Scenario B: Unplanned Reboots Trigger Safety Trips
An HMI controller auto-applies an OS patch overnight. On reboot, the controller fails to reestablish communication with the SCADA master. The PLC declares communication lost and goes to safe state shutting down motors, actuation valves, and heaters.
Unplanned downtime. Lost revenue. Potential product loss.
Scenario C: Patch Breaks Vendor Support Agreement
A field device patch resolves security bugs, but it diverges from the vendor’s supported revision matrix. The plant is now running an unsupported configuration. When a failure occurs, vendor support refuses service until the system is downgraded, which may be impossible without backups.
4. Why Many OT Environments Delay Patching
Operational teams often defer patching because:
Rollback is non-existent
Process validation is lengthy
Testing environments are inadequate
Reboots equate to lost production
Compliance frameworks disallow untested changes
Contrast this with IT where:
Rollback snapshots exist
Virtual machines can be restored
Downtime windows are accepted
In OT, there’s no “just reboot and try again.”

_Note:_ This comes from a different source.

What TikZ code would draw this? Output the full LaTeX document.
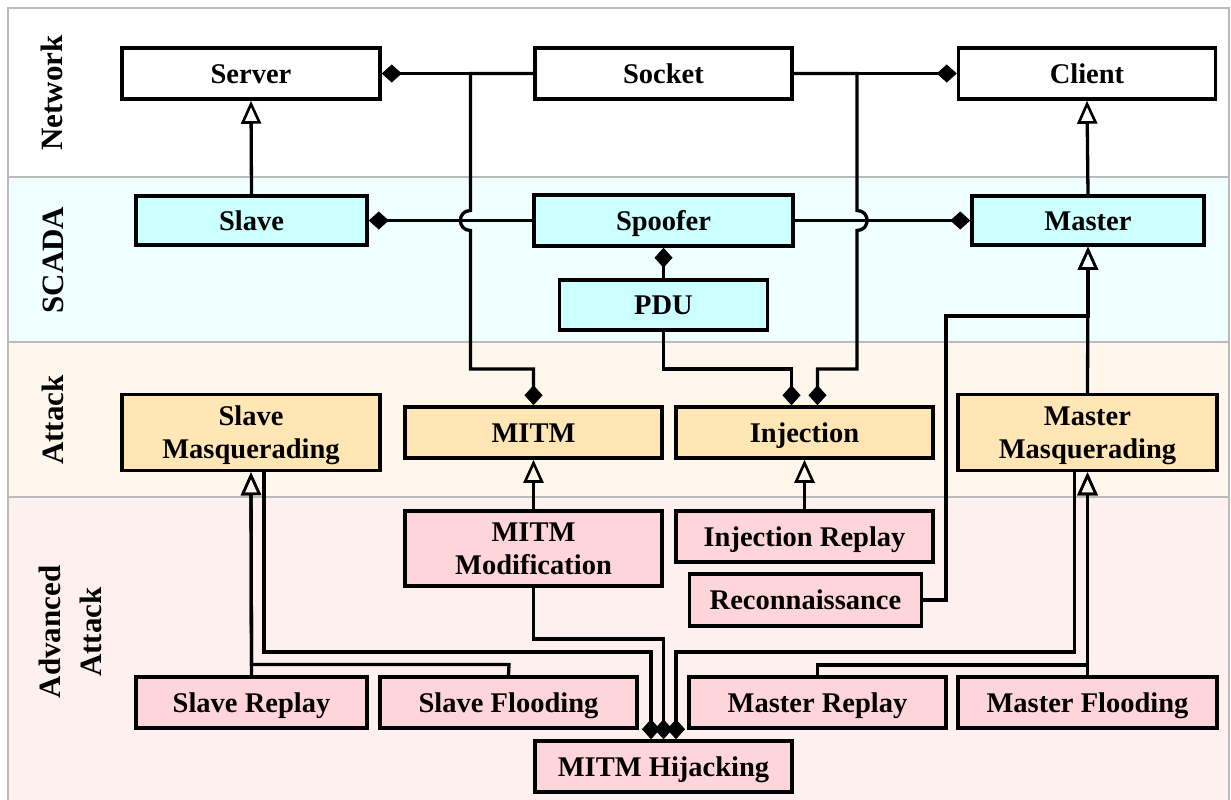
\documentclass[tikz,border=0pt]{standalone}
\usepackage{fontspec}
\setmainfont{Liberation Serif}
\usetikzlibrary{arrows.meta,calc}
\definecolor{cyanbox}{HTML}{CCFFFF}
\definecolor{orangebox}{HTML}{FFE6B4}
\definecolor{pinkbox}{HTML}{FFD5DC}
\definecolor{bandnet}{HTML}{FFFFFF}
\definecolor{bandscada}{HTML}{F0FFFF}
\definecolor{bandattack}{HTML}{FFF7EC}
\definecolor{bandadv}{HTML}{FFF0F0}
\definecolor{bandline}{HTML}{BBBBBB}
\tikzset{
  box/.style={draw=black, line width=3.5pt, inner sep=0pt, align=center,
    font=\fontsize{28.5}{33}\selectfont\bfseries},
  one/.style={text height=22pt, text depth=2.6pt},
  two/.style={text height=55pt, text depth=2.6pt},
  netbox/.style={box, one, fill=white},
  scbox/.style={box, one, fill=cyanbox},
  atbox/.style={box, fill=orangebox},
  advbox/.style={box, fill=pinkbox},
  conn/.style={draw=black, line width=3.3pt},
  tri/.style={conn, -{Triangle[open,length=23pt,width=20pt,line width=2.6pt]}},
  dia/.style={conn, -{Diamond[length=20pt,width=18pt,line width=0.8pt]}},
  band/.style={draw=bandline, line width=1.5pt},
  bandlabel/.style={rotate=90, align=center, font=\fontsize{31}{41}\selectfont\bfseries}
}
\begin{document}
\begin{tikzpicture}[x=1pt,y=-1pt]
\useasboundingbox (0,0) rectangle (1231,800);
% bands
\filldraw[band, fill=bandnet] (8,8) rectangle (1229,177);
\filldraw[band, fill=bandscada] (8,177) rectangle (1229,342);
\filldraw[band, fill=bandattack] (8,342) rectangle (1229,497);
\filldraw[band, fill=bandadv] (8,497) rectangle (1229,806);
\node[bandlabel] (lnet) at (52,93) {Network};
\node[bandlabel] (lsc) at (53,260) {SCADA};
\node[bandlabel] (lat) at (53,420) {Attack};
\node[bandlabel] (ladv) at (70,632) {Advanced\\Attack};
% network
\node[netbox, minimum width=258pt, minimum height=51pt] (srv) at (251,73.5) {Server};
\node[netbox, minimum width=257pt, minimum height=51pt] (sock) at (663.5,73.5) {Socket};
\node[netbox, minimum width=257pt, minimum height=51pt] (cli) at (1087,73.5) {Client};
% scada
\node[scbox, minimum width=231pt, minimum height=49pt] (slave) at (251.5,220.5) {Slave};
\node[scbox, minimum width=259pt, minimum height=51pt] (spoof) at (663.5,220.5) {Spoofer};
\node[scbox, minimum width=232pt, minimum height=49pt] (master) at (1088,220.5) {Master};
\node[scbox, minimum width=208pt, minimum height=50pt] (pdu) at (663.5,305) {PDU};
% attack
\node[atbox, two, minimum width=258pt, minimum height=76pt] (smasq) at (251,432.5) {Slave\\Masquerading};
\node[atbox, one, minimum width=257pt, minimum height=51pt] (mitm) at (533.5,432.5) {MITM};
\node[atbox, one, minimum width=257pt, minimum height=51pt] (inj) at (804.5,432.5) {Injection};
\node[atbox, two, minimum width=259pt, minimum height=76pt] (mmasq) at (1087.5,432.5) {Master\\Masquerading};
% advanced
\node[advbox, two, minimum width=257pt, minimum height=75pt] (mod) at (533.5,548.5) {MITM\\Modification};
\node[advbox, one, minimum width=257pt, minimum height=51pt] (injr) at (804.5,536.5) {Injection Replay};
\node[advbox, one, minimum width=232pt, minimum height=52pt] (recon) at (805.5,600) {Reconnaissance};
\node[advbox, one, minimum width=231pt, minimum height=51pt] (sr) at (251.5,702.5) {Slave Replay};
\node[advbox, one, minimum width=257pt, minimum height=51pt] (sf) at (508.5,702.5) {Slave Flooding};
\node[advbox, one, minimum width=257pt, minimum height=51pt] (mr) at (817.5,702.5) {Master Replay};
\node[advbox, one, minimum width=259pt, minimum height=51pt] (mf) at (1087.5,702.5) {Master Flooding};
\node[advbox, one, minimum width=257pt, minimum height=51pt] (hij) at (663.5,766.5) {MITM Hijacking};
% connectors: network / scada
\draw[dia] (sock.west) -- (srv.east);
\draw[dia] (sock.east) -- (cli.west);
\draw[tri] (slave.north) -- (srv.south);
\draw[tri] (master.north) -- (cli.south);
\draw[dia] (spoof.west) -- (slave.east);
\draw[dia] (spoof.east) -- (master.west);
\draw[dia] (pdu.north) -- (spoof.south);
% socket to MITM and Injection (with hops)
\draw[dia] (sock.west) -- (470.5,73.5) -- (470.5,210.5)
  .. controls (457,210.5) and (457,230.5) .. (470.5,230.5)
  -- (470.5,369) -| (mitm.north);
\draw[dia] (sock.east) -- (857,73.5) -- (857,210.5)
  .. controls (870.5,210.5) and (870.5,230.5) .. (857,230.5)
  -- (857,369) -| ([xshift=13pt]inj.north);
\draw[dia] (pdu.south) -- (663.5,369) -| ([xshift=-13pt]inj.north);
% attack level
\draw[tri] (mod.north) -- (mitm.south);
\draw[tri] (injr.north) -- (inj.south);
\draw[tri] (mmasq.north) -- (master.south);
\draw[tri] (recon.east) -- (946,600) -- (946,316) -- (1088,316) -- (master.south);
% advanced to masquerading
\draw[tri] (sr.north) -- (smasq.south);
\draw[tri] (sf.north) -- (509,664.5) -- (251.5,664.5) -- (smasq.south);
\draw[tri] (mf.north) -- (mmasq.south);
\draw[tri] (mr.north) -- (817.5,665) -- (1087.5,665) -- (mmasq.south);
% to hijacking
\draw[dia] ([xshift=13pt]smasq.south) -- (264,652) -| ([xshift=-12.5pt]hij.north);
\draw[dia] (mod.south) -- (533.5,639) -| (hij.north);
\draw[dia] ([xshift=-13pt]mmasq.south) -- (1074.5,652) -| ([xshift=12.5pt]hij.north);
\end{tikzpicture}
\end{document}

5. Bridging the Divide: A Unified Patch Strategy
A. Collaborative Governance Between IT and OT
Patch governance must be:
Jointly owned
Risk-based rather than calendar-driven
Aligned with production schedules
Reviewed by safety and process engineers
Teams should:
Maintain a joint risk register of vulnerabilities
Prioritize assets by impact to production and safety
Conduct multidisciplinary patch assessments
B. Staged Testing and Sandboxing
OT patch validation needs:
A mirrored test environment
Reproducible process scenarios
Regression testing under load
Only after passing rigorous testing should patches be deployed, and even then during pre-approved maintenance windows.
C. Virtual Patching and Compensating Controls
When physical patching isn’t possible:
Network segmentation can isolate vulnerable systems
Firewalls and application whitelisting can reduce the attack surface
Intrusion detection engines tailored for OT protocols (Modbus, DNP3, PROFINET) can alert on exploit attempts
These ‘virtual patches’ protect without touching the fragile control plane.

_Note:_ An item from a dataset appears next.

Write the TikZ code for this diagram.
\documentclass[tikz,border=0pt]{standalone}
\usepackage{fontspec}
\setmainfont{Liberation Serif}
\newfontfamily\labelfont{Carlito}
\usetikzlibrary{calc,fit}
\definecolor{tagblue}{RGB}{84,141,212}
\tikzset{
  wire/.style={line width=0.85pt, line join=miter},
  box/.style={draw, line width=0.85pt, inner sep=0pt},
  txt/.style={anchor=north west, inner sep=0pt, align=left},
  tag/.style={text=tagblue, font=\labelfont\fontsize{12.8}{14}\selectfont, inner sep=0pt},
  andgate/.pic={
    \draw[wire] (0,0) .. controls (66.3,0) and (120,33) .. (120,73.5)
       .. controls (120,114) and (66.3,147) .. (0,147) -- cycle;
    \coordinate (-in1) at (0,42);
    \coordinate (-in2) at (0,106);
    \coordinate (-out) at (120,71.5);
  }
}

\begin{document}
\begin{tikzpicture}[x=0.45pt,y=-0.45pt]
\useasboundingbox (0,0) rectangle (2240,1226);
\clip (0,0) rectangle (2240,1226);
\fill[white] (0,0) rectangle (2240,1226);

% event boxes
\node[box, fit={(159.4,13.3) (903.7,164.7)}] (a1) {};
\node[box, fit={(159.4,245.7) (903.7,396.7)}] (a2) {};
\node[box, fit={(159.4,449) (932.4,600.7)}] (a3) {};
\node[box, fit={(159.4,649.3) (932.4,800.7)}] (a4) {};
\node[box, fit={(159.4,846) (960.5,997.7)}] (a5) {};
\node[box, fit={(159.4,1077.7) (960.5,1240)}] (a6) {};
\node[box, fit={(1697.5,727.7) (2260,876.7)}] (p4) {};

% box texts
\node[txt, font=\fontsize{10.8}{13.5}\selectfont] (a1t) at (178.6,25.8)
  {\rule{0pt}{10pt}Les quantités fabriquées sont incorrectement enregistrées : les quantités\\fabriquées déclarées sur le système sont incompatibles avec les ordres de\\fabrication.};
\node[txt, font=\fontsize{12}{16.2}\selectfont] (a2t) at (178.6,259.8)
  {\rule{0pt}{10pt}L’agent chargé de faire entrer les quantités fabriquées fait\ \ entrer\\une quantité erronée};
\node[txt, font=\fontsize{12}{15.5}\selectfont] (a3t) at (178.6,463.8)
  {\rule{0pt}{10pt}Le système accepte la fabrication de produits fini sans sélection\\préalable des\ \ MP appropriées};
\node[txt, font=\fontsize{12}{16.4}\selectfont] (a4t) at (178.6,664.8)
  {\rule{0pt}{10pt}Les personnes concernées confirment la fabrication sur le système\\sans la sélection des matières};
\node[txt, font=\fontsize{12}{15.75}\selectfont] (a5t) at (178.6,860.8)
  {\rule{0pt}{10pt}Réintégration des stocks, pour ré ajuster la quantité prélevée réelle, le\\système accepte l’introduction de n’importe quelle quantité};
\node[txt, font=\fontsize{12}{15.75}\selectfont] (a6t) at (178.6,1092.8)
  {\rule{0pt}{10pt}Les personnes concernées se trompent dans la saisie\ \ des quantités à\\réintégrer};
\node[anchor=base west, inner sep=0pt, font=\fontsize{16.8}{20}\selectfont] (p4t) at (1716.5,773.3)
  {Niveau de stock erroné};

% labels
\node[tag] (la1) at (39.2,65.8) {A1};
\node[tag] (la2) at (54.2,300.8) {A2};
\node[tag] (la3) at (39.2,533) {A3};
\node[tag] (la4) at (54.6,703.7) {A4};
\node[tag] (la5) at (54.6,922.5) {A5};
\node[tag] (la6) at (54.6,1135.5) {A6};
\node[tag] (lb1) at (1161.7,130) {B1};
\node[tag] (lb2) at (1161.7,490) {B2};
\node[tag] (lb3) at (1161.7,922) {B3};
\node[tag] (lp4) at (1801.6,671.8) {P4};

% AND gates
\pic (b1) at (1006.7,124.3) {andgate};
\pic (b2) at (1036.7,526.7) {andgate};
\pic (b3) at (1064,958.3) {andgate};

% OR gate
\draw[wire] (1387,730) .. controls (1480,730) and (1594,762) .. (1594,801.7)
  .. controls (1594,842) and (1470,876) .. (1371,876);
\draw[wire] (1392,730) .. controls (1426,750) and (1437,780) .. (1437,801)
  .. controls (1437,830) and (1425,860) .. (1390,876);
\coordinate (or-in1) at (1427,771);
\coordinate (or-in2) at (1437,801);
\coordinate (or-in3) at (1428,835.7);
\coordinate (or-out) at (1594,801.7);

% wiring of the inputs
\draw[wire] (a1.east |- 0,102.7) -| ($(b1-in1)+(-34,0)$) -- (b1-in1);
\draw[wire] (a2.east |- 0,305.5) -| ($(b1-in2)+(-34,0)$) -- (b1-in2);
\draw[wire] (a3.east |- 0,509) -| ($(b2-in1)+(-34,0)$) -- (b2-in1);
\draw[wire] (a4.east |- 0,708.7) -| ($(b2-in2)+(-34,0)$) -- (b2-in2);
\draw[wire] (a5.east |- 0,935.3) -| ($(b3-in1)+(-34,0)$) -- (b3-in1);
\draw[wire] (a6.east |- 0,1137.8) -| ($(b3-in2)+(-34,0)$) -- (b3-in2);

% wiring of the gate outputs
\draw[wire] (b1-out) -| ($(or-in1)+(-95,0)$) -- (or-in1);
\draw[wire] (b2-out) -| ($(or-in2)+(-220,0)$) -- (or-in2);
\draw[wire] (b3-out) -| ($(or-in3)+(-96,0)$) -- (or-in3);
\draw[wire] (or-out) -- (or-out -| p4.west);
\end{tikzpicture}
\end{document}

D. Risk-Driven Patch Cadence
Instead of a rigid monthly cycle:
High-risk exploits get expedited OT evaluation
Low-impact patches get batched quarterly or biannually
Zero-day response follows an emergency runbook
This hybrid cadence respects production while addressing security needs.
E. Asset-aware Patch Prioritization
Not all OT systems are equal:
A historian server patch may be tolerable
A SIS controller patch during a campaign may be disastrous
Priority should combine:
Exploit severity
Likelihood of compromise
Impact to safety and uptime
6. Future-Ready Approaches
A. Convergence and Zero-Trust Principles
Rather than treating OT as an island, apply Zero Trust principles:
Authenticate every device
Encrypt communications
Limit lateral movement
This reduces reliance on patching as the only defense.
B. Automated Compatibility Testing Tools
Emerging tools now offer:
Simulated process environments
Regression testing against vendor control logic
Automated rollback triggers on anomalies
These reduce the risk calculus of patching.
C. Vendor-aligned Patch Cadence
Forward-thinking vendors now:
Publish OT-specific patch windows
Provide rollback and version management
Certify compatibility with industrial stacks
This reduces vendor risk in OT updates.
7. Final Thoughts , Coexistence, Not Conflict
IT patch cycles aren’t inherently incompatible with OT process stability, but they cannot be transplanted wholesale. A mature industrial environment treats patching as a managed risk exercise, not a mandatory monthly chore.
The reality is this:
Patches mitigate vulnerabilities, but can introduce instability
Security demands urgency, operations demand predictability
Teams must align around shared objectives, context-aware risk, and operational nuance
The goal of a robust patch program in OT is to measure resilience.
In industrial cybersecurity, the most secure plant is not the one with the most patches, it’s the one where security and process integrity coexist without compromising safety, uptime, or revenue.